++++ Exercise input ++++

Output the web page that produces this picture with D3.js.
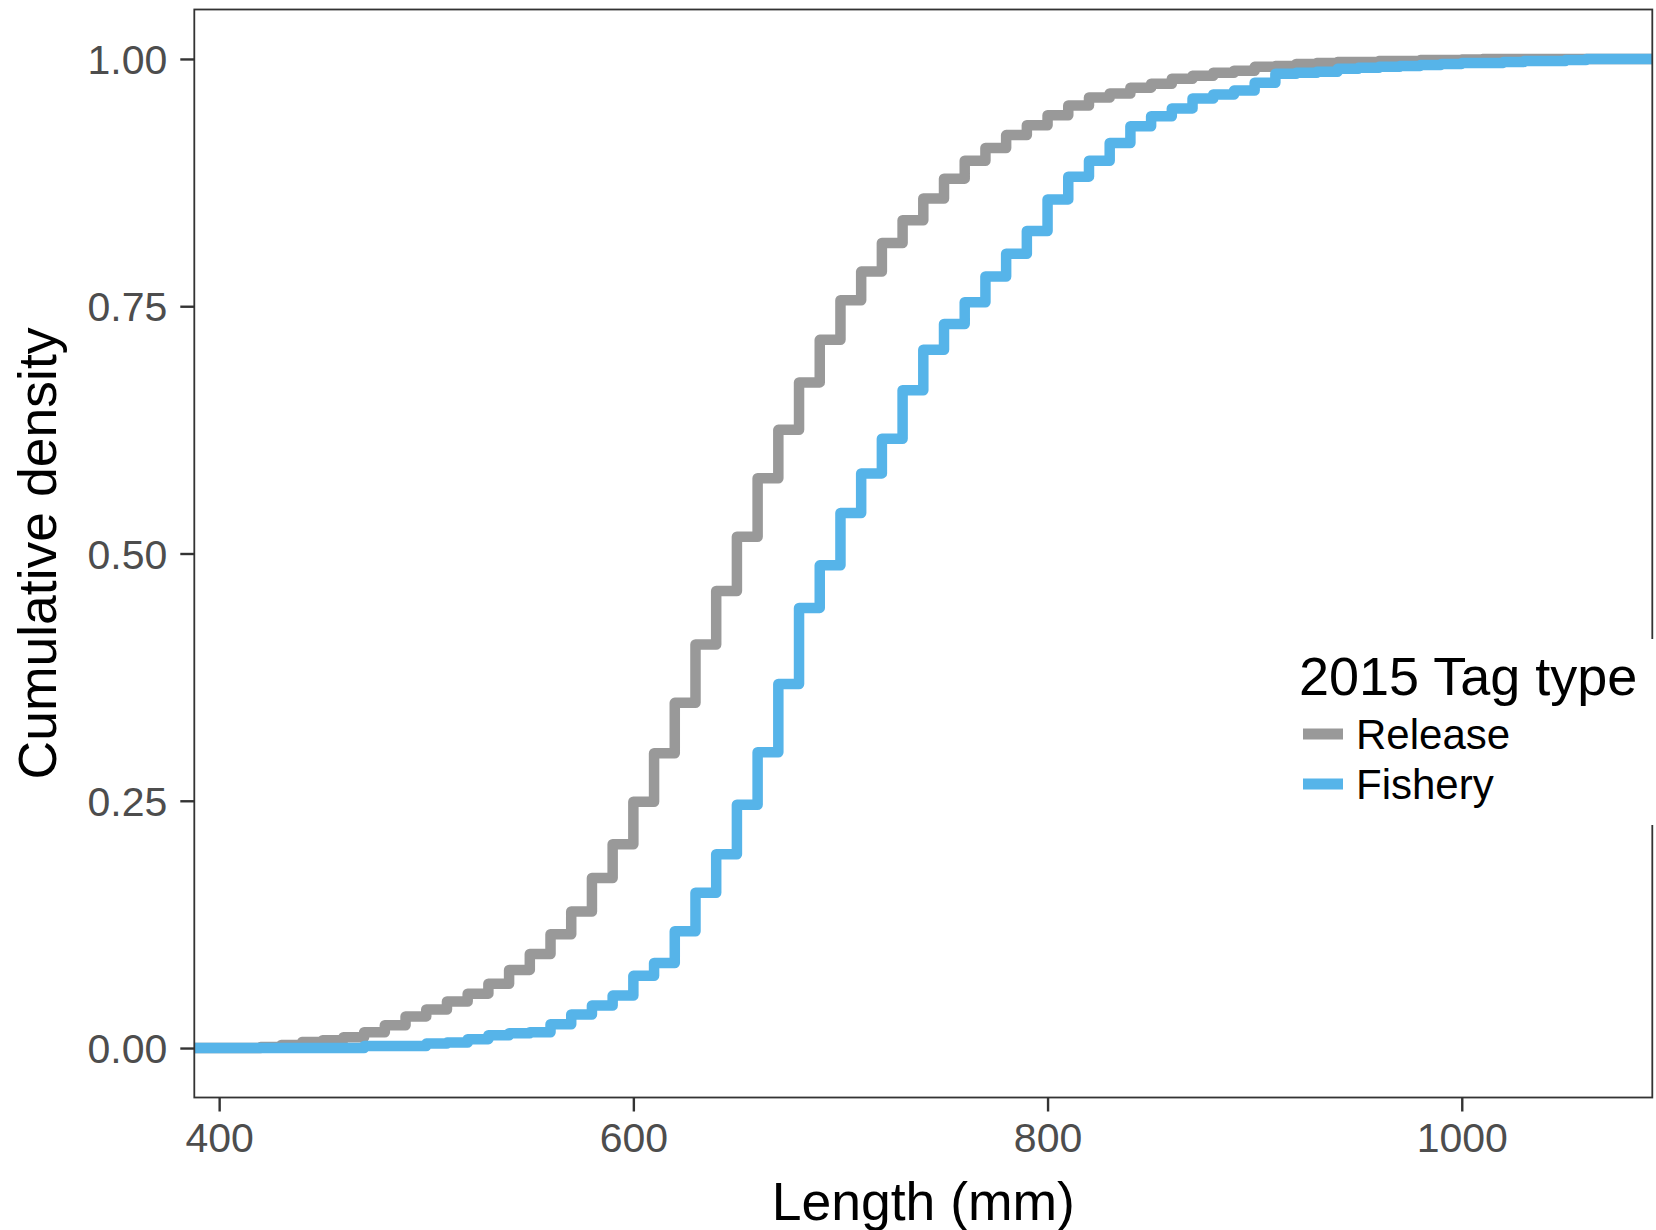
<!DOCTYPE html>
<html>
<head>
<meta charset="utf-8">
<script src="https://cdn.jsdelivr.net/npm/d3@7"></script>
<style>
  html, body { margin: 0; padding: 0; background: #ffffff; }
  svg { display: block; }
  text { font-family: "Liberation Sans", Arial, sans-serif; }
</style>
</head>
<body>
<svg id="chart" width="1656" height="1230"></svg>
<script>
// ---- data ----
const lengths = [420,430,440,450,460,470,480,490,500,510,520,530,540,550,560,570,580,590,600,610,620,630,640,650,660,670,680,690,700,710,720,730,740,750,760,770,780,790,800,810,820,830,840,850,860,870,880,890,900,910,920,930,940,950,960,970,980,990,1000,1010,1020,1030,1040,1050,1060];
const releaseCdf = [0.001,0.003,0.006,0.008,0.011,0.016,0.023,0.032,0.039,0.047,0.055,0.065,0.079,0.095,0.115,0.138,0.172,0.206,0.249,0.298,0.349,0.408,0.462,0.517,0.576,0.625,0.673,0.716,0.756,0.785,0.814,0.837,0.859,0.879,0.897,0.910,0.923,0.933,0.943,0.953,0.961,0.965,0.971,0.975,0.980,0.983,0.986,0.988,0.992,0.993,0.995,0.996,0.997,0.997,0.998,0.998,0.999,0.999,0.9995,1,1,1,1,1,1];
const fisheryCdf = [0,0,0,0,0,0.002,0.002,0.002,0.0045,0.0055,0.009,0.013,0.015,0.016,0.024,0.034,0.043,0.053,0.073,0.086,0.118,0.157,0.196,0.246,0.299,0.368,0.445,0.488,0.541,0.581,0.616,0.665,0.706,0.732,0.754,0.780,0.803,0.826,0.858,0.881,0.897,0.915,0.932,0.942,0.950,0.960,0.964,0.968,0.976,0.985,0.986,0.987,0.990,0.991,0.992,0.993,0.994,0.995,0.996,0.996,0.997,0.998,0.998,0.999,1];
const seriesNames = ["Release", "Fishery"];
const seriesColors = ["#999999", "#56B4E9"];
const xTicks = [400, 600, 800, 1000];
const xTickLabels = ["400", "600", "800", "1000"];
const yTicks = [0, 0.25, 0.5, 0.75, 1];
const yTickLabels = ["0.00", "0.25", "0.50", "0.75", "1.00"];
const legendTitle = "2015 Tag type";
const xTitle = "Length (mm)";
const yTitle = "Cumulative density";

// ---- layout ----
const svg = d3.select("#chart");
const panel = { left: 194.3, right: 1652.3, top: 9.5, bottom: 1097.5 };
const dataMin = d3.min(lengths), dataMax = d3.max(lengths);
const span = dataMax - dataMin;
const x = d3.scaleLinear().domain([dataMin - 0.05 * span, dataMax + 0.05 * span]).range([panel.left, panel.right]);
const y = d3.scaleLinear().domain([-0.05, 1.05]).range([panel.bottom, panel.top]);

svg.append("defs").append("clipPath").attr("id", "clip")
  .append("rect")
  .attr("x", panel.left).attr("y", panel.top)
  .attr("width", panel.right - panel.left).attr("height", panel.bottom - panel.top);

// ---- ECDF lines ----
const series = [releaseCdf, fisheryCdf].map((vals, i) => {
  const pts = [[x.domain()[0], 0]];
  lengths.forEach((L, j) => pts.push([L, vals[j]]));
  pts.push([x.domain()[1], vals[vals.length - 1]]);
  return { name: seriesNames[i], color: seriesColors[i], pts };
});

const line = d3.line().x(d => x(d[0])).y(d => y(d[1])).curve(d3.curveStepAfter);
const g = svg.append("g").attr("clip-path", "url(#clip)");
g.selectAll("path.ecdf").data(series).join("path")
  .attr("class", "ecdf")
  .attr("d", d => line(d.pts))
  .attr("fill", "none")
  .attr("stroke", d => d.color)
  .attr("stroke-width", 10.5)
  .attr("stroke-linejoin", "round")
  .attr("stroke-linecap", "butt");

// ---- panel border ----
svg.append("rect")
  .attr("x", panel.left).attr("y", panel.top)
  .attr("width", panel.right - panel.left).attr("height", panel.bottom - panel.top)
  .attr("fill", "none").attr("stroke", "#333333").attr("stroke-width", 1.8);

// ---- axes ----
const yAxis = d3.axisLeft(y).tickValues(yTicks).tickSize(14).tickPadding(13)
  .tickFormat((d, i) => yTickLabels[i]);
const ya = svg.append("g").attr("transform", `translate(${panel.left},0)`).call(yAxis);
ya.select(".domain").remove();
ya.selectAll(".tick line").attr("stroke", "#333333").attr("stroke-width", 2.4);
ya.selectAll(".tick text").attr("fill", "#4D4D4D").attr("font-size", 41)
  .attr("font-family", "Liberation Sans, Arial, sans-serif").attr("dy", "0.36em");

const xAxis = d3.axisBottom(x).tickValues(xTicks).tickSize(14).tickPadding(11)
  .tickFormat((d, i) => xTickLabels[i]);
const xa = svg.append("g").attr("transform", `translate(0,${panel.bottom})`).call(xAxis);
xa.select(".domain").remove();
xa.selectAll(".tick line").attr("stroke", "#333333").attr("stroke-width", 2.4);
xa.selectAll(".tick text").attr("fill", "#4D4D4D").attr("font-size", 41)
  .attr("font-family", "Liberation Sans, Arial, sans-serif").attr("dy", "0.71em");

// ---- axis titles ----
svg.append("text")
  .attr("x", (panel.left + panel.right) / 2).attr("y", 1220)
  .attr("text-anchor", "middle").attr("font-size", 53.5).attr("fill", "#000000")
  .text(xTitle);
svg.append("text")
  .attr("transform", `translate(56,${(panel.top + panel.bottom) / 2}) rotate(-90)`)
  .attr("text-anchor", "middle").attr("font-size", 53.5).attr("fill", "#000000")
  .text(yTitle);

// ---- legend ----
const leg = svg.append("g");
leg.append("rect").attr("x", 1280).attr("y", 639).attr("width", 376).attr("height", 186).attr("fill", "#ffffff");
leg.append("text").attr("x", 1299).attr("y", 695).attr("font-size", 54).attr("fill", "#000000").text(legendTitle);
series.forEach((s, i) => {
  const cy = 734 + i * 50;
  leg.append("line").attr("x1", 1303).attr("x2", 1343).attr("y1", cy).attr("y2", cy)
    .attr("stroke", s.color).attr("stroke-width", 11);
  leg.append("text").attr("x", 1356).attr("y", cy + 15).attr("font-size", 42).attr("fill", "#000000").text(s.name);
});
</script>
</body>
</html>
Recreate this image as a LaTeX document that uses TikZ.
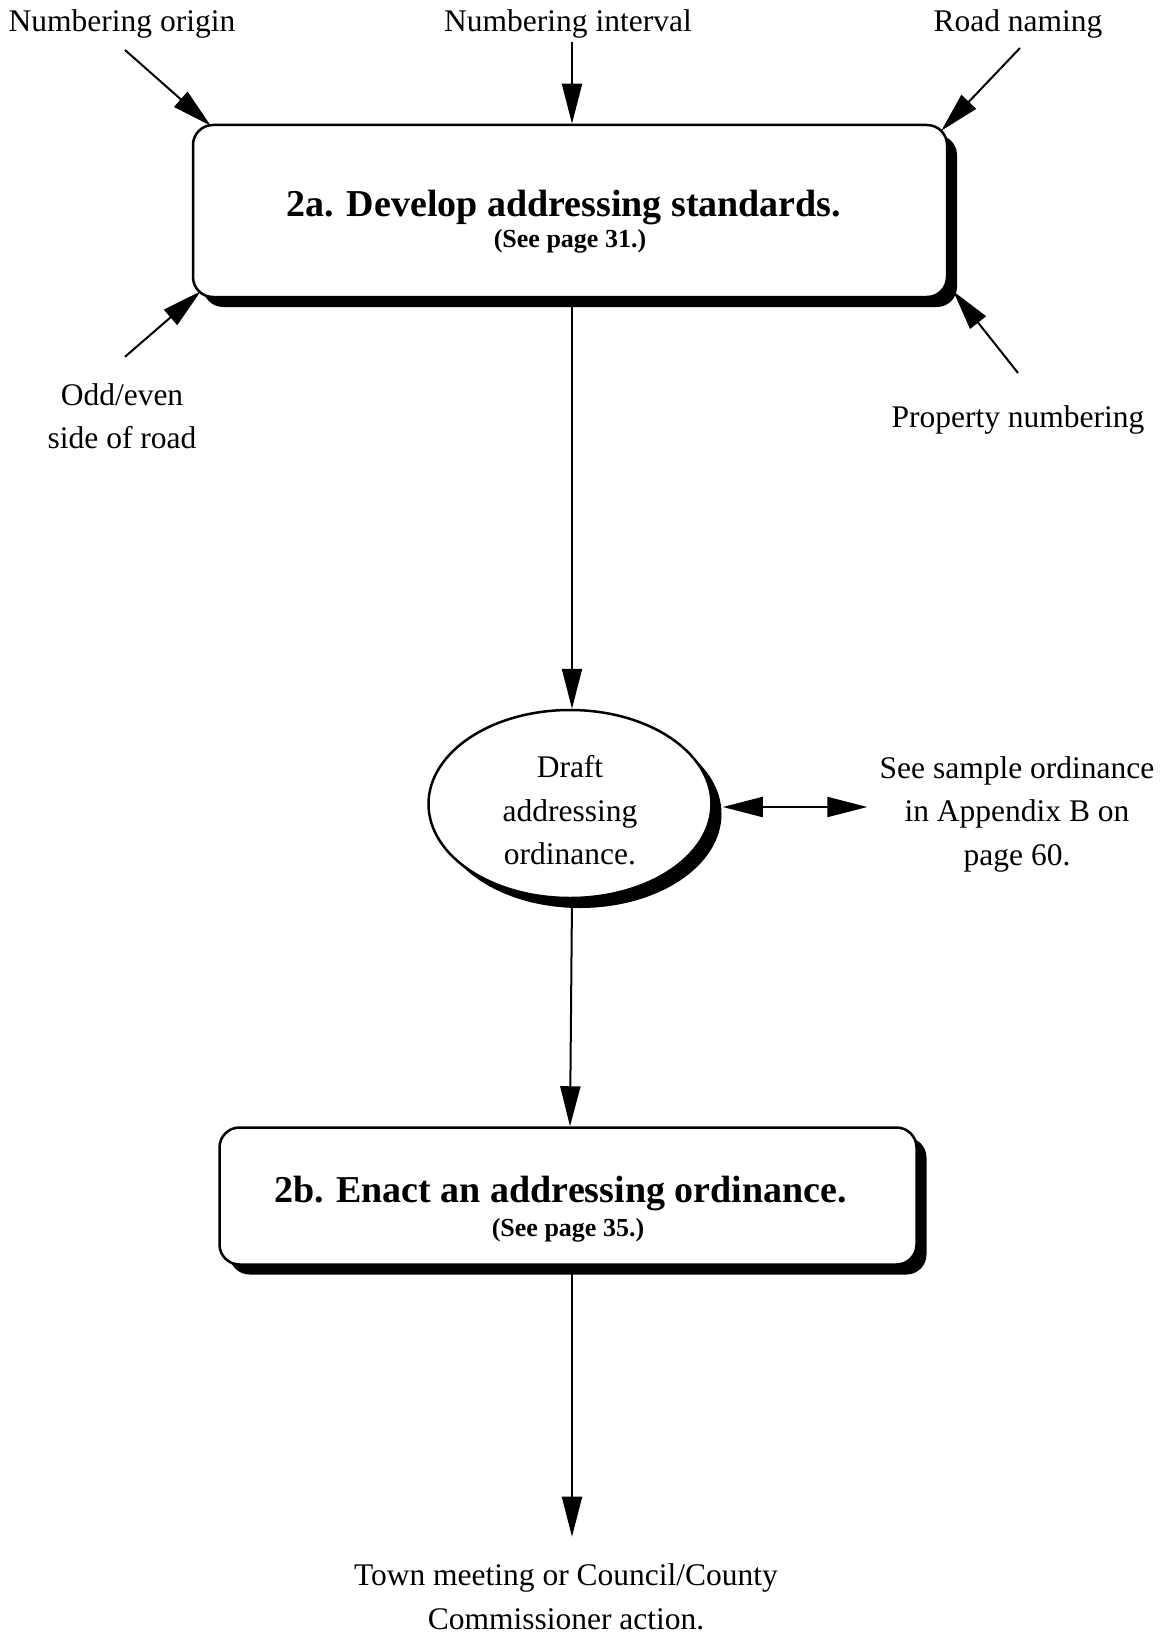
\documentclass[tikz,border=0pt]{standalone}
\usepackage{fontspec}
\setmainfont{Liberation Serif}
\usetikzlibrary{arrows.meta,shapes.geometric,shadows}

\begin{document}
\begin{tikzpicture}[x=0.5pt, y=-0.5pt,
  every node/.style={inner sep=0pt, font=\fontsize{15.75}{21.75}\selectfont},
  stepbox/.style={draw, fill=white, line width=1.25pt, rounded corners=10pt, align=center,
    drop shadow={shadow xshift=5pt, shadow yshift=-5pt, fill=black, opacity=1}},
  draftnode/.style={ellipse, draw, fill=white, line width=1.25pt, align=center,
    minimum width=141.5pt, minimum height=94pt,
    drop shadow={shadow xshift=5pt, shadow yshift=-5pt, fill=black, opacity=1}},
  arr/.style={line width=1pt, -{Triangle[length=20pt, width=10pt]}}]
\useasboundingbox (0,0) rectangle (1161,1637);
\node[stepbox, minimum width=377pt, minimum height=86pt, font=\bfseries\fontsize{13}{15.5}\selectfont] (std) at (570,211)
  {{\fontsize{19}{15.5}\selectfont\rule{0pt}{24.2pt}2a. Develop addressing standards.\hspace*{6pt}}\\(See page 31.)};
\node[draftnode] (draft) at (570,804) {\rule{0pt}{17.7pt}Draft\\addressing\\ordinance.};
\node[stepbox, minimum width=348.5pt, minimum height=68.5pt, font=\bfseries\fontsize{13}{17}\selectfont] (enact) at (568,1196)
  {{\fontsize{19}{17}\selectfont\rule{0pt}{26.2pt}2b. Enact an addressing ordinance.\hspace*{7.5pt}}\\(See page 35.)};
\node[anchor=base] (origin) at (122,32) {Numbering origin};
\node[anchor=base] (interval) at (568,32) {Numbering interval};
\node[anchor=base] (road) at (1018,32) {Road naming};
\node[anchor=base] (property) at (1018,427) {Property numbering};
\node[align=center] (oddeven) at (122,416) {Odd/even\\side of road};
\node[align=center] (sample) at (1017,814) {See sample ordinance\\in Appendix B on\\page 60.};
\node[align=center] (town) at (566,1597) {Town meeting or Council/County\\Commissioner action.};
\draw[arr] ([shift={(3,18)}]origin.base) -- ([shift={(19,2)}]std.north west);
\draw[arr] ([shift={(4,10)}]interval.base) -- ([xshift=1pt]std.north);
\draw[arr] ([shift={(2,16)}]road.base) -- ([shift={(-7,7)}]std.north east);
\draw[arr] ([shift={(0,-54)}]property.base) -- ([shift={(5,-7)}]std.south east);
\draw[arr] ([shift={(3,-26)}]oddeven.north) -- ([shift={(9,-7)}]std.south west);
\foreach \a/\b in {std/draft, draft/enact}
  \draw[arr] ([xshift=1pt]\a.south) -- ([xshift=1pt]\b.north);
\draw[arr] ([xshift=2pt]enact.south) -- ([shift={(6,-27)}]town.north);
\draw[arr, {Triangle[length=20pt, width=10pt]}-{Triangle[length=20pt, width=10pt]}] ([shift={(10,3)}]draft.east) -- ([shift={(-12,-7)}]sample.west);
\end{tikzpicture}
\end{document}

++++

What is asked: From the entries above, extract each line containing "this".

Exercise result:
Output the web page that produces this picture with D3.js.
Recreate this image as a LaTeX document that uses TikZ.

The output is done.